To quote your 14-year-old badass self: "NOT."

To use "Going Gray" as a quick case study: Sure, a lot of us dye our hair, every six weeks with religious fervor.

However your friend wrote about her amazing and perplexing journey to letting her hair go completely grey in her blog Glutton for Life. "People congratulate me on having a 'good' color of grey. But what if it weren't 'good'? What if I had a weird, ashy, muddy color? Would I be forced to keep coloring it in order to look 'good'?"

Another pal let her hair go entirely grey but then dyed it back when she wasn't getting hired. (You hated to tell her, but it probably wasn't the grey hair keeping her from the gig.)

You go halfway there: A dash of white hair in the front; the brown is reapplied every six weeks.

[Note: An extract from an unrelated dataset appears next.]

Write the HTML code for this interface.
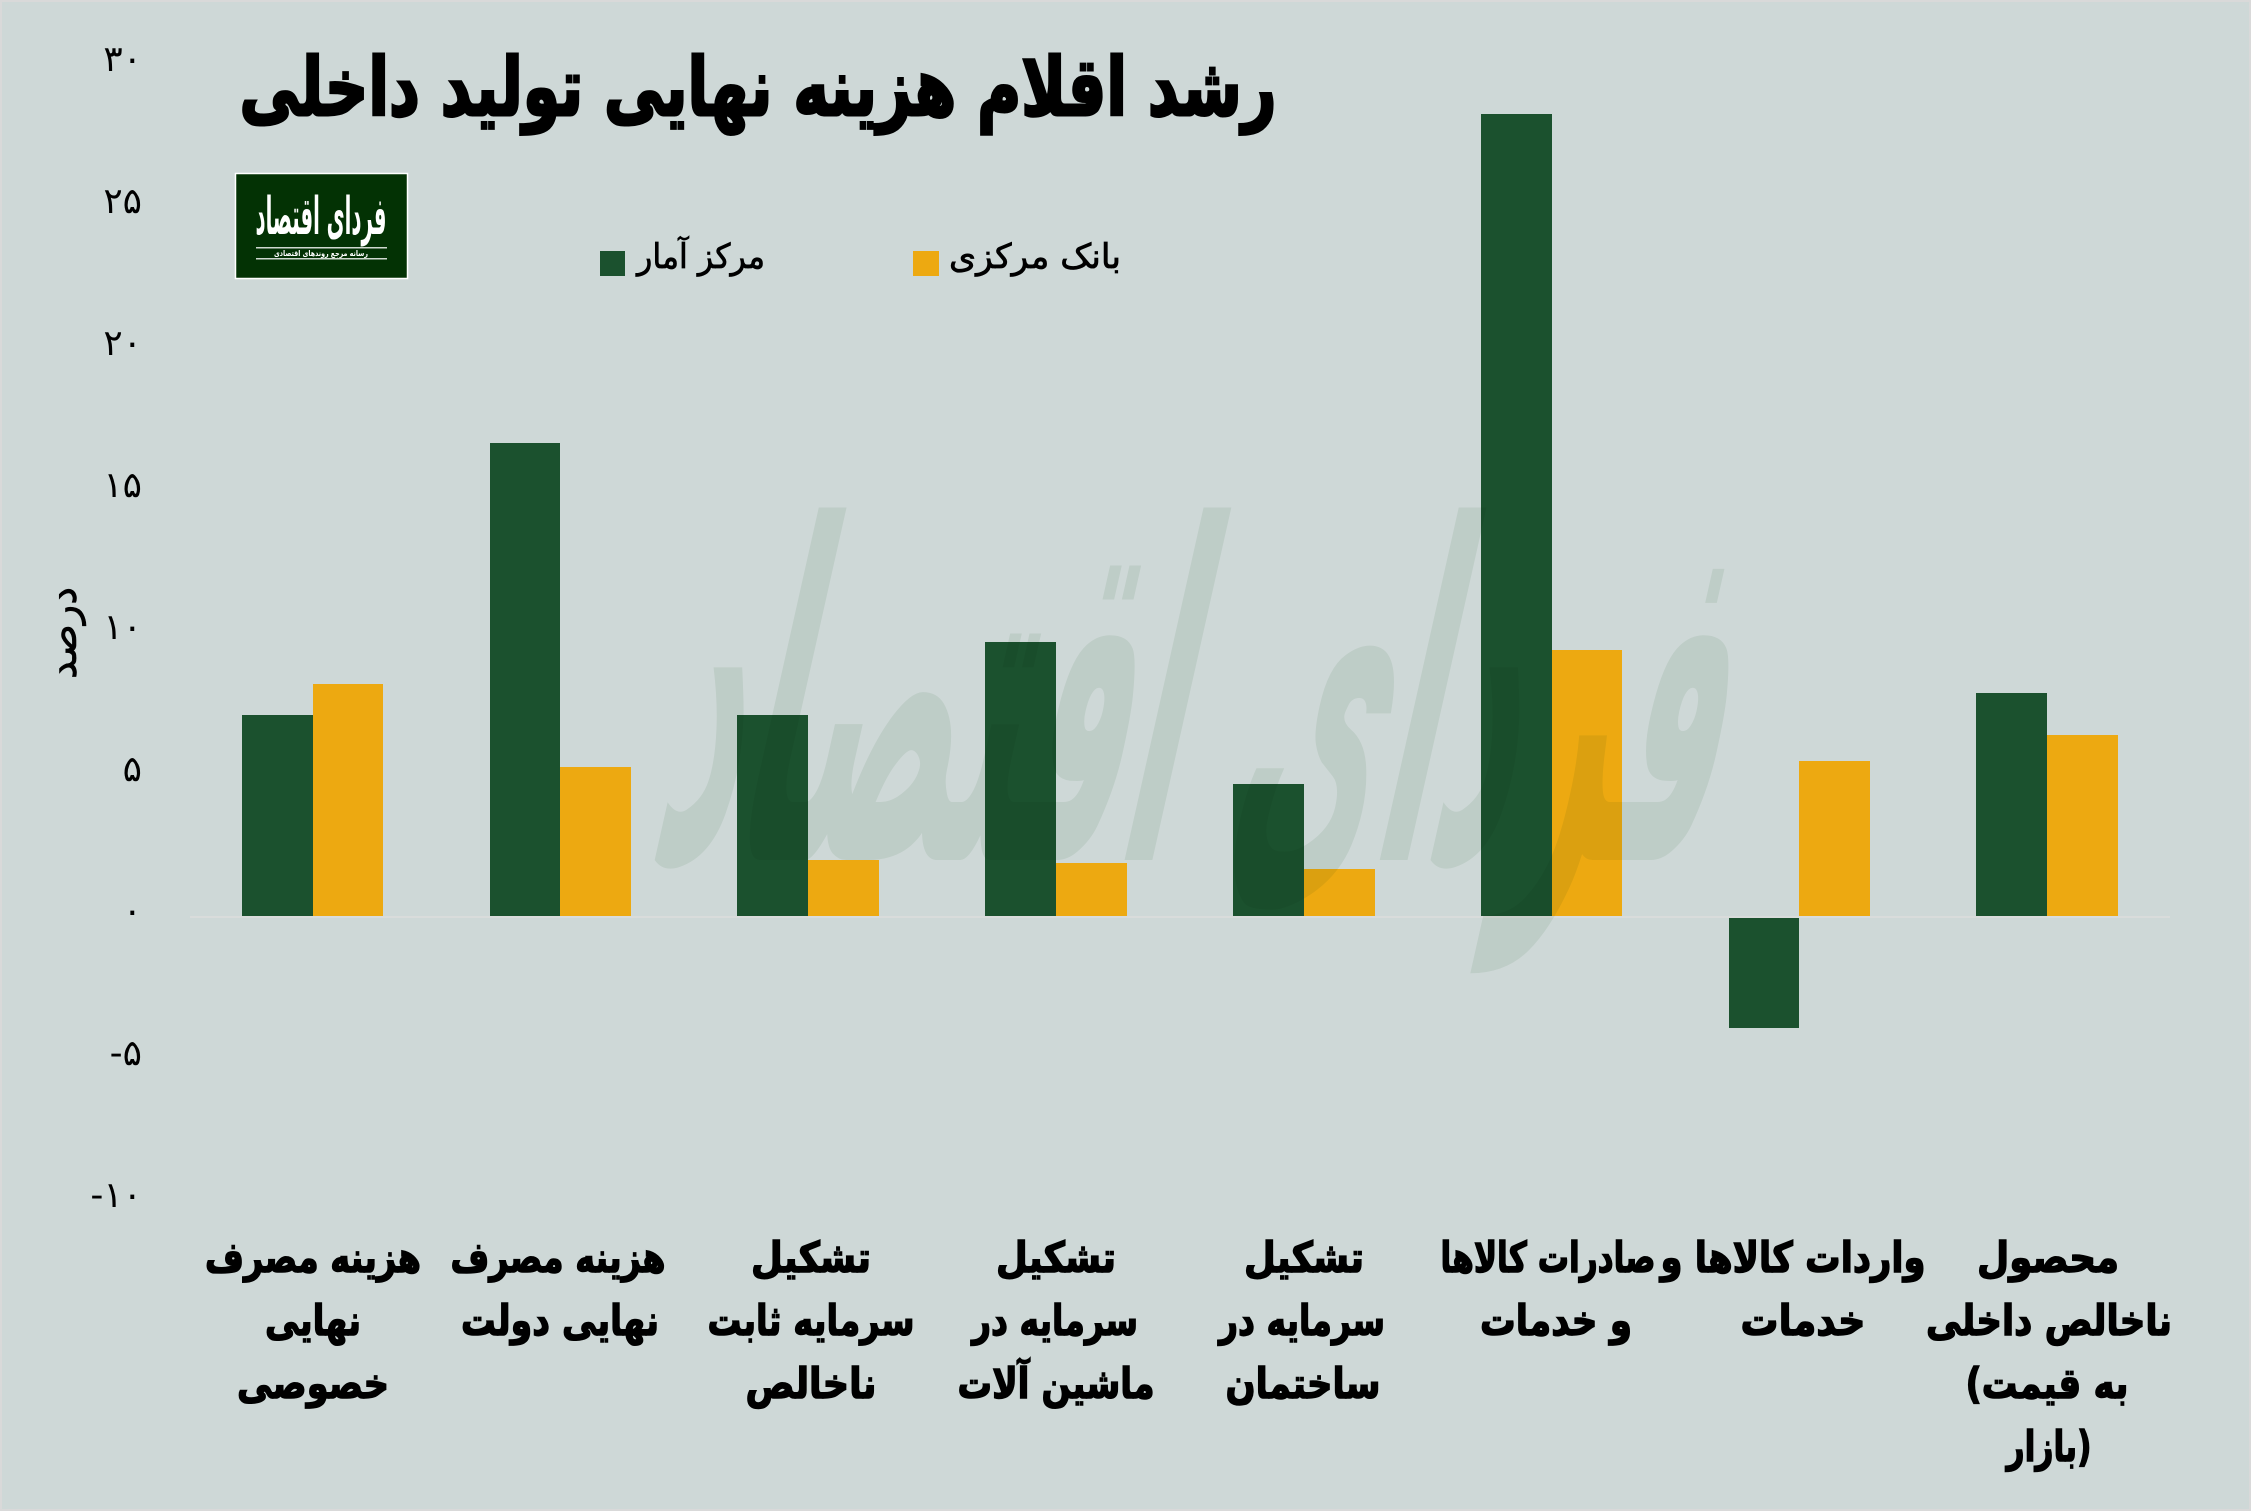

Maybe it keeps you with one strand in the past, one in the future.

People occasionally stop you on the street and say, either, "Cool hair!" or "You look like that chick from the X-Men" or they start humming the song, "Cruella De Vil."

No matter, you think, at least they notice.

Don't judge our reasons. In fact, don't judge us at all.

Back to Lena. (Because, like many 40-something women and seemingly not her 20-something contemporaries), you love Lena.

Girls might be the best thing that's happened to television, women, and TV writing in a long time --  it's messy, poignant and it aims for the truth.

You're reminded of those days not so long ago when you were making stupid mistakes, kissing the wrong boy and wearing inappropriate jumpsuits.

Then something will happen to remind you this is not your world.

On Girls, Hannah's friend's father has a station wagon packed full of old computers. Hannah doesn't recognize the strange taupe box, "What is that?" she asks. "It looks like a small doghouse?"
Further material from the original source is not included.